Vonis Meiliana, Perempuan yang Minta Kecilkan Suara Adzan Menuai Kritik

​​​​​​​Jangan sampai penegak hukum menjadikan delik penodaan agama sebagai instrumen untuk memberangus hak menyatakan pendapat.

Rofiq Hidayat
Bacaan 2 Menit
Ilustrasi : BAS
Ilustrasi : BAS

Beberapa hari lalu, majelis hakim pada Pengadilan Negeri Tanjung Balai, Sumatera Utara, menjatuhkan vonis kepada seorang perempuan bernama Meiliana (44 tahun) selama 18 bulan penjara. Terdakwa Meiliana dinilai terbukti melakukan ujaran kebencian dan penodaan agama, karena melanggar Pasal 156a KUHP.

 

Hal ini bermula dari keluhan Meiliana terkait kerasnya suara adzan di lingkungan dia tinggal. Akibat keluhannya itu memicu terjadinya kerusuhan, di mana sekelompok orang membakar dan merusak Wihara dan Klenteng di Tanjung Balai. Kejadian ini terjadi pada 29 Juli 2016 silam.

 

Sebagaimana dikutip dari laman Sistem Informasi Penelusuran Perkara (SIPP) PN Medan, perkara bernomor registrasi: PDM-05/TBALAI/05/2018 itu menyebutkan, bahwa Meiliana telah ditahan sejak 30 Mei 2018 hingga sekarang. Vonis ini pun menuai kritik dari sejumlah kalangan.

 

Salah satunya datang dari Ketua PBNU bidang Hukum, HAM dan Perundang-undangan, Robikin Emhas. Menurutnya, seseorang yang mengatakan suara adzan terlalu keras tidak dapat disebut telah menista agama. "Saya tidak melihat ungkapan suara adzan terlalu keras sebagai ekspresi kebencian atau sikap permusuhan terhadap golongan atau agama tertentu," kata Robikin sebagaimana dikutip dari Antara, Selasa (21/8).

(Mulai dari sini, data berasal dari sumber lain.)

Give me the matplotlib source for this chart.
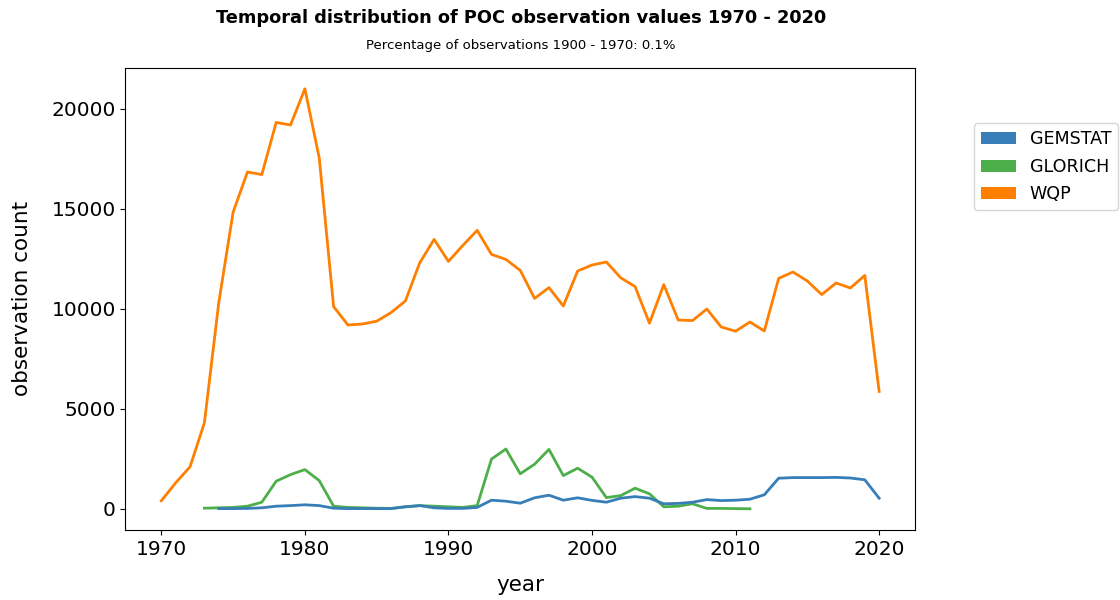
import numpy as np
import matplotlib.pyplot as plt
from matplotlib.patches import Patch

# yearly observation counts per source
years_wqp = list(range(1970, 2021))
wqp = [400, 1300, 2100, 4300, 10300, 14830, 16840, 16710, 19320, 19190,
       21000, 17540, 10110, 9190, 9240, 9380, 9810, 10390, 12300, 13470,
       12370, 13170, 13920, 12720, 12470, 11920, 10520, 11060, 10140, 11890,
       12190, 12340, 11550, 11110, 9280, 11210, 9440, 9410, 9990, 9090,
       8880, 9340, 8890, 11520, 11840, 11390, 10710, 11290, 11040, 11670,
       5870]

years_glorich = list(range(1973, 2012))
glorich = [30, 50, 70, 130, 330, 1380, 1710, 1960, 1410, 130,
           70, 50, 30, 20, 100, 160, 130, 100, 70, 160,
           2490, 2990, 1750, 2230, 2970, 1660, 2030, 1580, 560, 660,
           1030, 750, 100, 130, 250, 20, 20, 10, 0]

years_gemstat = list(range(1974, 2021))
gemstat = [10, 10, 20, 50, 130, 160, 200, 160, 30, 10,
           10, 10, 10, 100, 160, 50, 20, 20, 70, 430,
           380, 280, 550, 680, 430, 550, 420, 330, 530, 610,
           530, 250, 270, 330, 460, 410, 430, 480, 700, 1530,
           1560, 1560, 1560, 1570, 1540, 1450, 530]

sources = ['GEMSTAT', 'GLORICH', 'WQP']
colors = {'GEMSTAT': '#377eb8', 'GLORICH': '#4daf4a', 'WQP': '#ff7f00'}

fig = plt.figure(figsize=(11.2, 6), dpi=100)
ax = fig.add_axes([0.112, 0.117, 0.705, 0.77])

ax.plot(years_wqp, wqp, color=colors['WQP'], lw=2)
ax.plot(years_glorich, glorich, color=colors['GLORICH'], lw=2)
ax.plot(years_gemstat, gemstat, color=colors['GEMSTAT'], lw=2)

ax.set_xticks([1970, 1980, 1990, 2000, 2010, 2020])
ax.set_yticks([0, 5000, 10000, 15000, 20000])
ax.tick_params(labelsize=14.5)
ax.set_xlabel('year', fontsize=15.5, labelpad=12)
ax.set_ylabel('observation count', fontsize=15.5, labelpad=14)

fig.text(0.465, 0.962, 'Temporal distribution of POC observation values 1970 - 2020',
         ha='center', fontsize=12.8, fontweight='bold')
fig.text(0.465, 0.918, 'Percentage of observations 1900 - 1970: 0.1%',
         ha='center', fontsize=9.5)

handles = [Patch(facecolor=colors[s], label=s) for s in sources]
ax.legend(handles=handles, loc='upper left', bbox_to_anchor=(1.063, 0.899),
          fontsize=12.6, labelspacing=0.55)

fig.savefig('out.png', dpi=100)
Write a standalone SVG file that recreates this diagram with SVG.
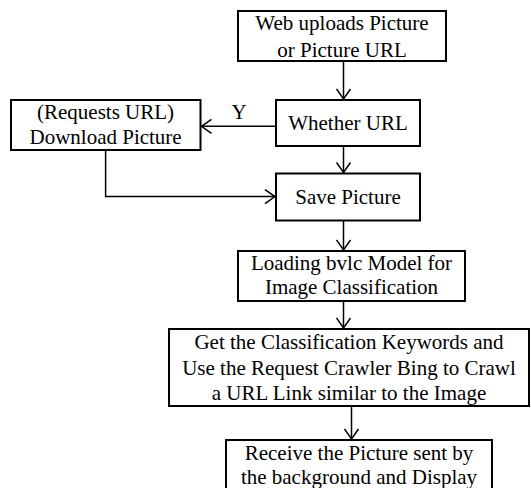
<svg xmlns="http://www.w3.org/2000/svg" width="531" height="488" viewBox="0 0 531 488">
<defs>
<style>
.box{fill:#fff;stroke:#000;stroke-width:2}
.t{font-family:'Liberation Serif','Times New Roman','DejaVu Serif',serif;font-size:21px;fill:#000;text-anchor:middle}
.c{fill:none;stroke:#000;stroke-width:1.5}
</style>
<marker id="ah" markerWidth="14" markerHeight="16" refX="11" refY="8" orient="auto" markerUnits="userSpaceOnUse">
<path d="M1,1 L11,8 L1,15" fill="none" stroke="#000" stroke-width="1.5"/>
</marker>
</defs>
<rect width="531" height="488" fill="#fff"/>
<g id="connectors">
<path class="c" d="M343.5,61 V99" marker-end="url(#ah)"/>
<path class="c" d="M276,126.3 H201.5" marker-end="url(#ah)"/>
<path class="c" d="M343.5,146 V172.5" marker-end="url(#ah)"/>
<path class="c" d="M105.6,150 V196.6 H275" marker-end="url(#ah)"/>
<path class="c" d="M343.5,220.5 V250" marker-end="url(#ah)"/>
<path class="c" d="M343.5,301 V328" marker-end="url(#ah)"/>
<path class="c" d="M351.5,406 V439" marker-end="url(#ah)"/>
<text class="t" x="239" y="118.5" font-family="Liberation Serif, serif">Y</text>
</g>
<g id="n1">
<rect class="box" x="238" y="11" width="208" height="50"/>
<text class="t" x="342" y="30">Web uploads Picture</text>
<text class="t" x="342" y="57">or Picture URL</text>
</g>
<g id="n2">
<rect class="box" x="276" y="100" width="144" height="46"/>
<text class="t" x="348" y="130">Whether URL</text>
</g>
<g id="n3">
<rect class="box" x="11" y="100" width="189.5" height="50"/>
<text class="t" x="105.6" y="118.5">(Requests URL)</text>
<text class="t" x="105.6" y="144">Download Picture</text>
</g>
<g id="n4">
<rect class="box" x="276" y="173.5" width="144" height="47"/>
<text class="t" x="348" y="203.5">Save Picture</text>
</g>
<g id="n5">
<rect class="box" x="238" y="251" width="227" height="50"/>
<text class="t" x="351.5" y="269.5">Loading bvlc Model for</text>
<text class="t" x="351.5" y="294">Image Classification</text>
</g>
<g id="n6">
<rect class="box" x="169" y="329" width="360" height="77"/>
<text class="t" x="349" y="349">Get the Classification Keywords and</text>
<text class="t" x="349" y="374.5">Use the Request Crawler Bing to Crawl</text>
<text class="t" x="349" y="400">a URL Link similar to the Image</text>
</g>
<g id="n7">
<rect class="box" x="226" y="440" width="266" height="52"/>
<text class="t" x="359" y="459.5">Receive the Picture sent by</text>
<text class="t" x="359" y="484">the background and Display</text>
</g>
</svg>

Sebagai muslim, lanjut Robikin, pendapat seperti itu sewajarnya ditempatkan sebagai kritik konstruktif dalam kehidupan masyarakat yang plural. Menurut dia, lahirnya pasal penodaan agama antara lain untuk menjaga harmoni sosial yang disebabkan karena perbedaan golongan atau perbedaan agama/keyakinan yang dianut.



"Saya berharap penegak hukum tidak menjadikan delik penodaan agama sebagai instrumen untuk memberangus hak menyatakan pendapat," kata Robikin yang juga advokat konstitusi itu.

 

Terpisah, Wakil Ketua MPR Ahmad Basarah menilai hukuman yang diterima Meilina mestinya tak perlu terjadi. Pasalnya tak semua persoalan di tengah masyarakat mesti bermuara di pengadilan. Sebab persoalan yang menyangkut  hubungan antar agama mestinya dapat diselesaikan melalui mekanisme musyawarah mufakat. Dengan kata lain dalam bahasa hukum disebut jalan keadilan restoratif, yakni dengan memulihkan dan mengakomodir kepentingan semua pihak.